Report the count of lines below in which the string "this" occurs; include nothing else.

— begin The data —

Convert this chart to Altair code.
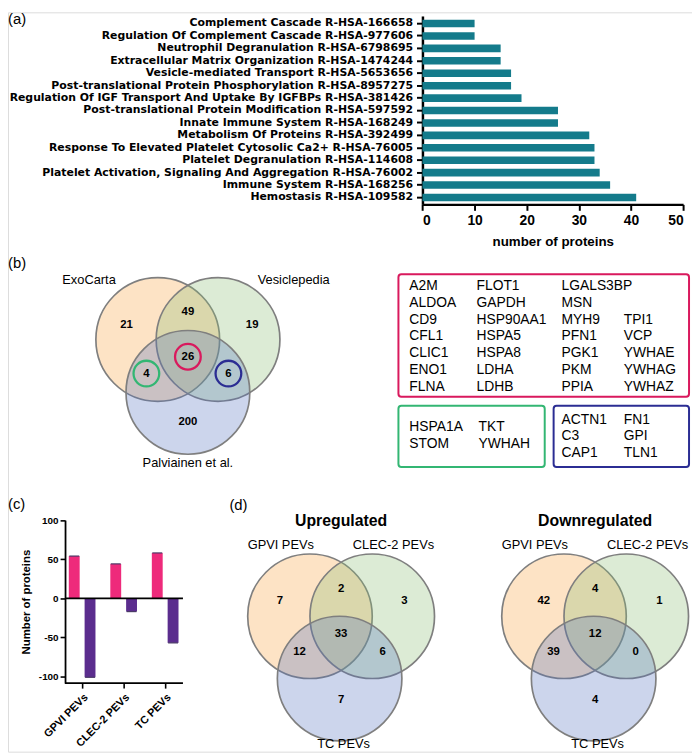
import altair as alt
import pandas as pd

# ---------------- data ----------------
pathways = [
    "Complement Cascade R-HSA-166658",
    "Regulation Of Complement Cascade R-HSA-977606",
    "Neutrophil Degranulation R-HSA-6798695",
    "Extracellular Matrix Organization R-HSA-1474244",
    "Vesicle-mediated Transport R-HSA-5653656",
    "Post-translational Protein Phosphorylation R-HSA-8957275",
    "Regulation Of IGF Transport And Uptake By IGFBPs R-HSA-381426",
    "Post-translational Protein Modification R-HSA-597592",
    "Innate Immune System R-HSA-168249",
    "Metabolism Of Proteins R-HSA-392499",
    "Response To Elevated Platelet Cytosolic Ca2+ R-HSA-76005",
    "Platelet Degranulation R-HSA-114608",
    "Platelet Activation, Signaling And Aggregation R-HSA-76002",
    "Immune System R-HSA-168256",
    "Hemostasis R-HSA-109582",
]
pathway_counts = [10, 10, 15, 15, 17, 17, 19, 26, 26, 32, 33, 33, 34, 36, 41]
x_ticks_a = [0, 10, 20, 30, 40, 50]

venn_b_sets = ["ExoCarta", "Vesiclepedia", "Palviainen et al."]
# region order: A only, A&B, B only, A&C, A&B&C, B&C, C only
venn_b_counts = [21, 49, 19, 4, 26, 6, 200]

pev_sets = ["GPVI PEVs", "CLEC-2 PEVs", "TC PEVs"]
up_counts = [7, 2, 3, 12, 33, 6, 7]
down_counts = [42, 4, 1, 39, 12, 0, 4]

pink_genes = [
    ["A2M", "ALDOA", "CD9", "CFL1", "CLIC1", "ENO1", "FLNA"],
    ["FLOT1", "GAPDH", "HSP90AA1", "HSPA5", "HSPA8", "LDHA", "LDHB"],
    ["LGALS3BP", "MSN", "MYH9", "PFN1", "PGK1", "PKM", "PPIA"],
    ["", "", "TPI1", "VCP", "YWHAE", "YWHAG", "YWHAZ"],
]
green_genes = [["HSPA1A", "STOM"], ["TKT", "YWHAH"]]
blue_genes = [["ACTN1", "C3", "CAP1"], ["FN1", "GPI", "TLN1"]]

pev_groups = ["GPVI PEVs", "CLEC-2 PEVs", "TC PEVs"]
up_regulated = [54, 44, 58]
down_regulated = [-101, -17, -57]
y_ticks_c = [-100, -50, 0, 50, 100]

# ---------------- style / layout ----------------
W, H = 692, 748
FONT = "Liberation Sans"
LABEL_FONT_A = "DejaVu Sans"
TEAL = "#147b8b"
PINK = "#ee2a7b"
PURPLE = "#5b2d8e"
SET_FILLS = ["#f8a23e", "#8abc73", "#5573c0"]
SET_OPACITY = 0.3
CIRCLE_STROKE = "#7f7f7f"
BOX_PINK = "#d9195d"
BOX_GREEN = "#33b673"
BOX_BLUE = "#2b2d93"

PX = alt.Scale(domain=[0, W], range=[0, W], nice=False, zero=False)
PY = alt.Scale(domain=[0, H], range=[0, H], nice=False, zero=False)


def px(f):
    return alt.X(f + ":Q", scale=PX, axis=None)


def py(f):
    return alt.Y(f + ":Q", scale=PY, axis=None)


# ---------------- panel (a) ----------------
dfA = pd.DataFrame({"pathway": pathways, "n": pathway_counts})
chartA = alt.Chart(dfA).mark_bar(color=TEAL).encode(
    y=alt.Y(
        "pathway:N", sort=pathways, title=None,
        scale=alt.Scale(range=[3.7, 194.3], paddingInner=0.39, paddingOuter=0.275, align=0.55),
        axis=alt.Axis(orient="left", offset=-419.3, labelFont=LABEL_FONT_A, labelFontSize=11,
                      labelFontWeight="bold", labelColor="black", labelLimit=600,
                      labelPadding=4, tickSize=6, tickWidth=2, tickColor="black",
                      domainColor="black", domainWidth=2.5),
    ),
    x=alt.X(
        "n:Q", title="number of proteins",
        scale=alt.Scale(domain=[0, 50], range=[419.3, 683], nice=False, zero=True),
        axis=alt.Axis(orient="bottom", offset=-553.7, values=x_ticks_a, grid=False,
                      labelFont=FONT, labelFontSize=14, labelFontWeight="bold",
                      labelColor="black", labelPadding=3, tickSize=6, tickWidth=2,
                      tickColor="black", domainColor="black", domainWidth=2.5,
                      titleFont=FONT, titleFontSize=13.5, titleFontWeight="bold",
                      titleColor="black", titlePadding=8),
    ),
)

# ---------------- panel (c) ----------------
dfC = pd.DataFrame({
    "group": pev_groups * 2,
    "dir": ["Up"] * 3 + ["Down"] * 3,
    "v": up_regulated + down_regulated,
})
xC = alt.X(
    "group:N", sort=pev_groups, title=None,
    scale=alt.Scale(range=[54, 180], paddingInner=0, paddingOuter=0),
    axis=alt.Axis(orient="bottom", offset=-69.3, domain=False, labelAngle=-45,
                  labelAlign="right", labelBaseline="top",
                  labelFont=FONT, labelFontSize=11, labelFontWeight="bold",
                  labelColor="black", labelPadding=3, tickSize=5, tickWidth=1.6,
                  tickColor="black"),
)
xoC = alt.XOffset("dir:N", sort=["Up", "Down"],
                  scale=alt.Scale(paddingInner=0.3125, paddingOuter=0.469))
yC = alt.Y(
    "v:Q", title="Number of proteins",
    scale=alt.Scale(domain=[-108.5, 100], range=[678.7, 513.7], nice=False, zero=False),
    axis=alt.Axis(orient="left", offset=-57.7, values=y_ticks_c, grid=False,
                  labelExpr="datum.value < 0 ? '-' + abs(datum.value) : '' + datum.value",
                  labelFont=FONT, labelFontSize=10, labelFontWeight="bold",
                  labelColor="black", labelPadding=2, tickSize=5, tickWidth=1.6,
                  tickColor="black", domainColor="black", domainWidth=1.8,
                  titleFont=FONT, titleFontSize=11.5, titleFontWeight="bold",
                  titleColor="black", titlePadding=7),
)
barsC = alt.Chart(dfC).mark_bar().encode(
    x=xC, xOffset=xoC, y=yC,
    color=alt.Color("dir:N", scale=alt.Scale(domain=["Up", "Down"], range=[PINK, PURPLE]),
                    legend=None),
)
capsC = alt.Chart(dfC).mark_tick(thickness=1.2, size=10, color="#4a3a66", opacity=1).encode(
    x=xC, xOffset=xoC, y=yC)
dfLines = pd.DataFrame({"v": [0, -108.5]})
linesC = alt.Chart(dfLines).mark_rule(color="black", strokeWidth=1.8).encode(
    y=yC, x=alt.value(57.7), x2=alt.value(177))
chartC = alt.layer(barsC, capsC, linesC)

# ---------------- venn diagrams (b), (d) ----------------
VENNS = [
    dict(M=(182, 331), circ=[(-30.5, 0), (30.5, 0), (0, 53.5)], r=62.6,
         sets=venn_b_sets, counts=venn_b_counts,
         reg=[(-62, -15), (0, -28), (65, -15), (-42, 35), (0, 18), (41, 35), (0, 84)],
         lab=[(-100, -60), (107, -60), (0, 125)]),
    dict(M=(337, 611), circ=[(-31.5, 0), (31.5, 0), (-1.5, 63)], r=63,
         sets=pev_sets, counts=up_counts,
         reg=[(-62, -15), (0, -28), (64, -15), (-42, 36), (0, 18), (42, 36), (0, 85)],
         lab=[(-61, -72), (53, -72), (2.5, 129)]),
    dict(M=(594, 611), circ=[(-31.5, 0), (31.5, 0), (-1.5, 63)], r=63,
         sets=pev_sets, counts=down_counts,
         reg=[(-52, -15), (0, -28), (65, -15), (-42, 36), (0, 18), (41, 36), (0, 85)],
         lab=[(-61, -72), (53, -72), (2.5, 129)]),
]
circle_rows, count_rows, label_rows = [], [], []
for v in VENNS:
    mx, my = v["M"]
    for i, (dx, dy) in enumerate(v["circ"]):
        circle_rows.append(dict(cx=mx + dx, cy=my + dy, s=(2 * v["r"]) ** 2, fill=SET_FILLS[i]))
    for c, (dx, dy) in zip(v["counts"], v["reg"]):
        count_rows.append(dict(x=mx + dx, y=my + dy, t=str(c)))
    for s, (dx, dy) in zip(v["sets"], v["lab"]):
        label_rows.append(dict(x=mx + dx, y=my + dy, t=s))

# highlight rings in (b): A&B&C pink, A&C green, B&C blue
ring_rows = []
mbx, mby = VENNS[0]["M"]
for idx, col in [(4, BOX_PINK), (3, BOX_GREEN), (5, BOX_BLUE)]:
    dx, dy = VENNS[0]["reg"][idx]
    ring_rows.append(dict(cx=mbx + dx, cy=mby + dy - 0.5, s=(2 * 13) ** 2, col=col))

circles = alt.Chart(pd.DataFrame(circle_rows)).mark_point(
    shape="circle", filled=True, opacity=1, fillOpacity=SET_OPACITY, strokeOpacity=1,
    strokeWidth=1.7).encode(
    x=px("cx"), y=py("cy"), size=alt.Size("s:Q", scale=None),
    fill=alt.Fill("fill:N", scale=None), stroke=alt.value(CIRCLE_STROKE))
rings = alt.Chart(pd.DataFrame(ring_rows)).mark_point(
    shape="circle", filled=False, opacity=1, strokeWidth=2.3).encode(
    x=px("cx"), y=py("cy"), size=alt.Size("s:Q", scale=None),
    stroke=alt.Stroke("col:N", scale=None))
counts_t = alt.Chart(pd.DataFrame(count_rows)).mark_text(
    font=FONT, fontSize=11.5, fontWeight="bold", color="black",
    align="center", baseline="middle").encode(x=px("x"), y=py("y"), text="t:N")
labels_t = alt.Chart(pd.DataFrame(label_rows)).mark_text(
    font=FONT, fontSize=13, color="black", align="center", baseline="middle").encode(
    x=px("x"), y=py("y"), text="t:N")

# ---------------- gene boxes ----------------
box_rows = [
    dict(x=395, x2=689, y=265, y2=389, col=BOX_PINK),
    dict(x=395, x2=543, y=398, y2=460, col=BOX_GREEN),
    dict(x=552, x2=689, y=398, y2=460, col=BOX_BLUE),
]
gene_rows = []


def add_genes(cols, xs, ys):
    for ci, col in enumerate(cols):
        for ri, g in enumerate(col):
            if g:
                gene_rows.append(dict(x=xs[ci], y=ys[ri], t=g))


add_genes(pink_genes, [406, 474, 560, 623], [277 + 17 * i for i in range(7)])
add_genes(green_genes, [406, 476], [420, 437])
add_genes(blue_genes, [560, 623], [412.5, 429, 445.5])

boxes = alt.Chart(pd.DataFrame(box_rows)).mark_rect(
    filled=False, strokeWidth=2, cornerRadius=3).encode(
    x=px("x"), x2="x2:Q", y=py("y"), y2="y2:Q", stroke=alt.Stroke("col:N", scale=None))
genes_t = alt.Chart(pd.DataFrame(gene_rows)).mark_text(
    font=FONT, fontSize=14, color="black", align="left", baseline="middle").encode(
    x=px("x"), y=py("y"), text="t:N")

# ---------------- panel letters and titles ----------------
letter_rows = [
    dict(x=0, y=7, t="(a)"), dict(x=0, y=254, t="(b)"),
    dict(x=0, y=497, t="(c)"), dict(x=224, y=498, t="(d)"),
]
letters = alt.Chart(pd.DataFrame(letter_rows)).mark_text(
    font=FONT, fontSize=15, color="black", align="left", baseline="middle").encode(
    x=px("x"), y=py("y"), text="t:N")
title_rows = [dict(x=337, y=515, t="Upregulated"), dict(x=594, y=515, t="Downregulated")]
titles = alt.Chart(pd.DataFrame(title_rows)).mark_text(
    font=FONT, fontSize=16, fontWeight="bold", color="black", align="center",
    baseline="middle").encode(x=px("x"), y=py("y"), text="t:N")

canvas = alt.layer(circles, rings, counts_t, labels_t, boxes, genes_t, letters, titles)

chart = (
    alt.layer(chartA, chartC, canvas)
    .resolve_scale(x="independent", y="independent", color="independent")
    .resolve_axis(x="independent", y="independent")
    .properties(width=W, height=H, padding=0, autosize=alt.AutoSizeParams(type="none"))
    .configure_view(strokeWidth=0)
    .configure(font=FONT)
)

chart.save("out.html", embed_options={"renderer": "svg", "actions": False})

— end The data —
— begin The data —

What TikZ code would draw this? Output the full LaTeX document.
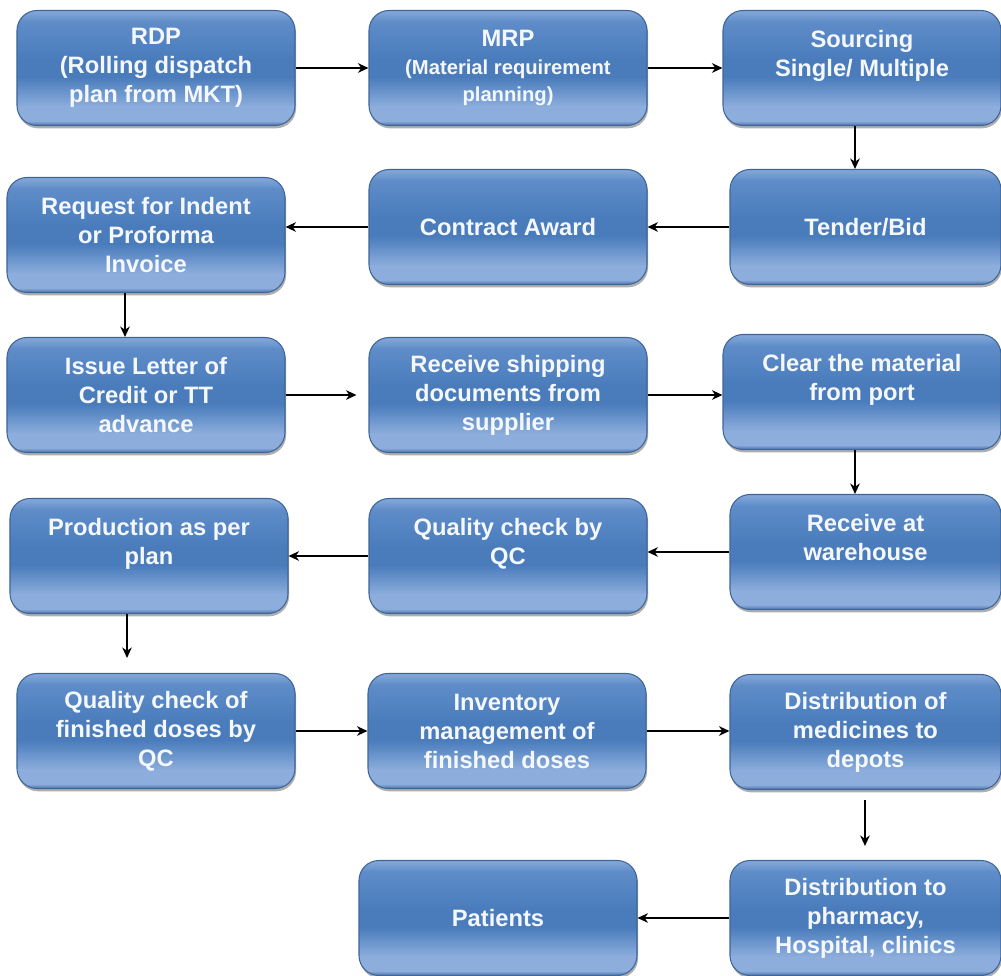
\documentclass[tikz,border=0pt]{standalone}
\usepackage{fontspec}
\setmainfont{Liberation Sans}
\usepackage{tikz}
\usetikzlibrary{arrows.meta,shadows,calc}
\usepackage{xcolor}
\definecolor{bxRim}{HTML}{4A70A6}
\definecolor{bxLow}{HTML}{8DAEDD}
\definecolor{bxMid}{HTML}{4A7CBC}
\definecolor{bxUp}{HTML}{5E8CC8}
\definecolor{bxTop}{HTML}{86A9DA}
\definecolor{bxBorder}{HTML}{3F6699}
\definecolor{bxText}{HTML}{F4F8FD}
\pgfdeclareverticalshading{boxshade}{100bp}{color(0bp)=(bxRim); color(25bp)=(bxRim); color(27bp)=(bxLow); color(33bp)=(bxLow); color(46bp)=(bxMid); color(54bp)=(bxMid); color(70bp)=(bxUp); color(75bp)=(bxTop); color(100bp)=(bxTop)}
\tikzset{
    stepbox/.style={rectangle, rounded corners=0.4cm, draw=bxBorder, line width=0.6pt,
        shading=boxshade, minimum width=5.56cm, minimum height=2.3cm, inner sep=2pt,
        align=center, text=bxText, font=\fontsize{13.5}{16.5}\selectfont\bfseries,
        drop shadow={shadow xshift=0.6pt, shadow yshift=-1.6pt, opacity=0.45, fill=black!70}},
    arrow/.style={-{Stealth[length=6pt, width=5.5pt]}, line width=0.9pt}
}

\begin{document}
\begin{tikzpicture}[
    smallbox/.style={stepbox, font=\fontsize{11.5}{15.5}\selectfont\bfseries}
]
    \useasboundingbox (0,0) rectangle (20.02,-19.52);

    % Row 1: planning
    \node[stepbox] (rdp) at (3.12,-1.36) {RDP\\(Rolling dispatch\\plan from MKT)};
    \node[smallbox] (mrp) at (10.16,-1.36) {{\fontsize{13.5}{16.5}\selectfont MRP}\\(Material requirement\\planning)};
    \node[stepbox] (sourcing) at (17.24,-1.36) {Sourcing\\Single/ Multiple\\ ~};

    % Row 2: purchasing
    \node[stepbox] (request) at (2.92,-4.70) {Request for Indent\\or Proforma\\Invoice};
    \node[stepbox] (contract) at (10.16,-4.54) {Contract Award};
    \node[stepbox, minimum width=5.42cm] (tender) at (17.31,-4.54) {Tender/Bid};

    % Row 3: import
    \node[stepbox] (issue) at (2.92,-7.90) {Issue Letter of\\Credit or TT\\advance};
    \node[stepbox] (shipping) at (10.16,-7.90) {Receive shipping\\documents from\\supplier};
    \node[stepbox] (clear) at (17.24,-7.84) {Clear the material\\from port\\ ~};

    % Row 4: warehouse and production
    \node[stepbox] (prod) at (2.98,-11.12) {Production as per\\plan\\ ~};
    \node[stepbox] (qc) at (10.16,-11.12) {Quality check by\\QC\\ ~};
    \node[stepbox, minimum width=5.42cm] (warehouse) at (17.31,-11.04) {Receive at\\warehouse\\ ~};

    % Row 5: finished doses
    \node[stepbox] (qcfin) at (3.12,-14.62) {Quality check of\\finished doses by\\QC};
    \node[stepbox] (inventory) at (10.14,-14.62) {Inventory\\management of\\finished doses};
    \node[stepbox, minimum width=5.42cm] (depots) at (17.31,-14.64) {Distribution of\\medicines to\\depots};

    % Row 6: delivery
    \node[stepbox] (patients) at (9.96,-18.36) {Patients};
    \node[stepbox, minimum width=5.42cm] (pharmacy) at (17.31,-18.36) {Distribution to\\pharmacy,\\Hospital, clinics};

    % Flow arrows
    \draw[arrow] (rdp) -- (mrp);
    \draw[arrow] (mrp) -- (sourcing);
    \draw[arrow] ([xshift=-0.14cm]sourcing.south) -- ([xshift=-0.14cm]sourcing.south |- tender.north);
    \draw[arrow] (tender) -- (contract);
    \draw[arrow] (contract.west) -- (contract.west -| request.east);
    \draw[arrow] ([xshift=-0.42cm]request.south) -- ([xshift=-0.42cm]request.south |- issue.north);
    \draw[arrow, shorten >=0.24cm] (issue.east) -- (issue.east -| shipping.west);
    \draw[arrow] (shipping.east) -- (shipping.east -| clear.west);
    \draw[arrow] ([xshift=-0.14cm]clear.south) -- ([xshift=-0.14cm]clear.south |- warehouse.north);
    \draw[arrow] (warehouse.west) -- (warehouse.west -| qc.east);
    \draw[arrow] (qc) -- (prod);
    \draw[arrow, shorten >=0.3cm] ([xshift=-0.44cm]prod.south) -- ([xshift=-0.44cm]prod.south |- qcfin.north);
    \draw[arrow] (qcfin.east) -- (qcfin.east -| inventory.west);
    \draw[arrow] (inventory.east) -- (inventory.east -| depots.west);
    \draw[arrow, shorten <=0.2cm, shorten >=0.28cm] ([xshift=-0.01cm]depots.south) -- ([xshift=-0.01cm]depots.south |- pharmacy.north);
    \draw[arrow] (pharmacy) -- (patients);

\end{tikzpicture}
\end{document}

— end The data —

● **Full response**
2